Tokenomics and Real-World Use Cases

Like most utility tokens of its kind, Ecoterra coin is designed to circulate within a closed ecosystem. Its primary functions, as outlined in project materials, include:

  • Rewarding verified recycling activity deposited through the app or partner machines
  • Paying for carbon-offset credits listed on the project's integrated marketplace
  • Staking and governance participation for long-term holders
  • Discounts, perks, and incentives inside partnered retail networks

Where the Value Comes From

The bull case rests on a clean logic: if the platform signs enough retail partners and installs enough RVMs, demand for the token grows organically as users need it to claim rewards or access platform features. Each recycled item creates a micro-economic event — someone has to acquire the token to claim or trade the reward. That constant small-scale demand, in theory, builds a price floor.

The bear case is equally simple. Without machine adoption at scale, the token becomes a speculative asset with limited utility, exposed to the same narrative-driven volatility that sinks most altcoins during downturns. Supply mechanics, vesting schedules, and any burn mechanisms are therefore critical to watch.

As with any emerging crypto project, prospective holders should review the latest token distribution figures and vesting timelines directly from official channels. Third-party summaries can lag behind reality, and details matter — especially the percentage of supply allocated to team, treasury, and ecosystem incentives.

Risks, Criticism, and What to Watch

No honest review of a young crypto project is complete without the caveats, and Ecoterra has more than a few.

  • Adoption risk: The model only works if machines are deployed at scale.

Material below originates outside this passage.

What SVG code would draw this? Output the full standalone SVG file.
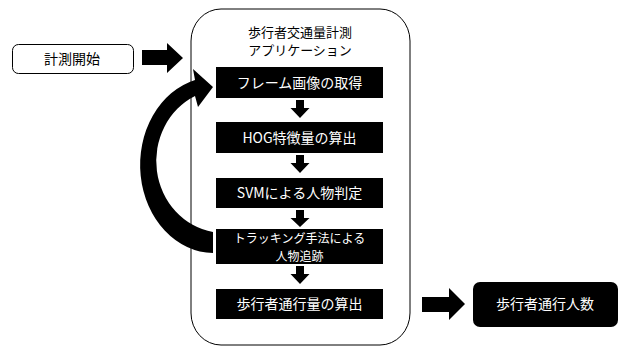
<svg xmlns="http://www.w3.org/2000/svg" width="620" height="347" viewBox="0 0 620 347">
<style>
.t{font-family:"Noto Sans CJK JP","Noto Sans",sans-serif;font-size:14px;text-anchor:middle}
.s{font-size:13px}
.xs{font-size:12px}
.w{fill:#fff}
.k{fill:#000}
.box{fill:#000}
.arr{fill:#000;stroke:none}
</style>
<rect width="620" height="347" fill="#fff"/>
<g id="app">
<rect x="191" y="9" width="219" height="336" rx="30" ry="32" fill="#fff" stroke="#000" stroke-width="1"/>
<text class="t k s" x="300" y="37">歩行者交通量計測</text>
<text class="t k s" x="300" y="55">アプリケーション</text>
</g>
<g id="start">
<rect x="12.5" y="44.5" width="121" height="29" rx="6" fill="#fff" stroke="#000"/>
<text class="t k" x="72" y="64">計測開始</text>
</g>
<g id="s1">
<rect class="box" x="216" y="67" width="167" height="31"/>
<text class="t w" x="299.5" y="87.5">フレーム画像の取得</text>
</g>
<g id="s2">
<rect class="box" x="216" y="122" width="167" height="31"/>
<text class="t w" x="299.5" y="142.5">HOG特徴量の算出</text>
</g>
<g id="s3">
<rect class="box" x="216" y="178" width="167" height="30"/>
<text class="t w" x="299.5" y="198">SVMによる人物判定</text>
</g>
<g id="s4">
<rect class="box" x="216" y="229" width="167" height="35"/>
<text class="t w xs" x="299.5" y="243">トラッキング手法による</text>
<text class="t w xs" x="299.5" y="260.5">人物追跡</text>
</g>
<g id="s5">
<rect class="box" x="216" y="289" width="167" height="30"/>
<text class="t w" x="299.5" y="309">歩行者通行量の算出</text>
</g>
<g id="result">
<rect class="box" x="473" y="282" width="145" height="45" rx="7"/>
<text class="t w" x="545" y="309">歩行者通行人数</text>
</g>
<g id="connectors">
<path class="arr" d="M142,50 H167 V43 L183,58 L167,73 V65 H142 Z"/>
<path class="arr" d="M422,297 H449 V288 L465,304 L449,320 V312 H422 Z"/>
<path class="arr" d="M296,100 H304 V108 H309.5 L300,118 L290.5,108 H296 Z"/>
<path class="arr" d="M296,155 H304 V163 H309.5 L300,173 L290.5,163 H296 Z"/>
<path class="arr" d="M296,210 H304 V218 H309.5 L300,227 L290.5,218 H296 Z"/>
<path class="arr" d="M296,266 H304 V274 H309.5 L300,284 L290.5,274 H296 Z"/>
<path class="arr" d="M213,232 A68 72 0 0 1 195,96 L198,107 L213,87 L193,69 L195,80 A74 88 0 0 0 213,253 Z"/>
</g>
</svg>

The publicly announced footprint so far is limited.
  • Regulatory risk: Token rewards tied to recycling activity may attract scrutiny in jurisdictions where securities or consumer-protection rules apply.
  • Competition risk: Other eco-crypto projects are pursuing similar recycling-to-earn concepts, and strategic partnerships will decide winners.
  • Market risk: Like most altcoins, the token is highly volatile and trades largely on narrative rather than fundamentals.
  • Execution risk: Whitepapers are easy; hardware logistics across multiple countries are not.
"Green utility" is a compelling pitch — but in crypto, the distance between a slick whitepaper and a working product has bankrupted plenty of wallets.

Investors should also be cautious of any presale or staking offers promising outsized returns. The official site and verified social channels remain the only trustworthy sources for participation details. Impersonator accounts and fake airdrops are common in the eco-coin niche, so basic security hygiene — never approve unknown wallet signatures, never share seed phrases — applies here as much as anywhere.

Key Takeaways

  • Ecoterra coin powers a recycling-to-earn platform that pays users in tokens for verified eco-friendly actions like returning bottles and cans.
  • The project's long-term value depends heavily on real-world machine adoption and signed retail partnerships — not just token mechanics or marketing.
  • Tokenomics include rewards, staking, governance, and an integrated carbon-credit marketplace that ties utility to climate impact.
  • Risks include slow rollout, regulatory uncertainty, intense competition from similar projects, and the usual altcoin volatility.
  • Always verify project details from official sources before participating in any presale, staking program, or airdrop.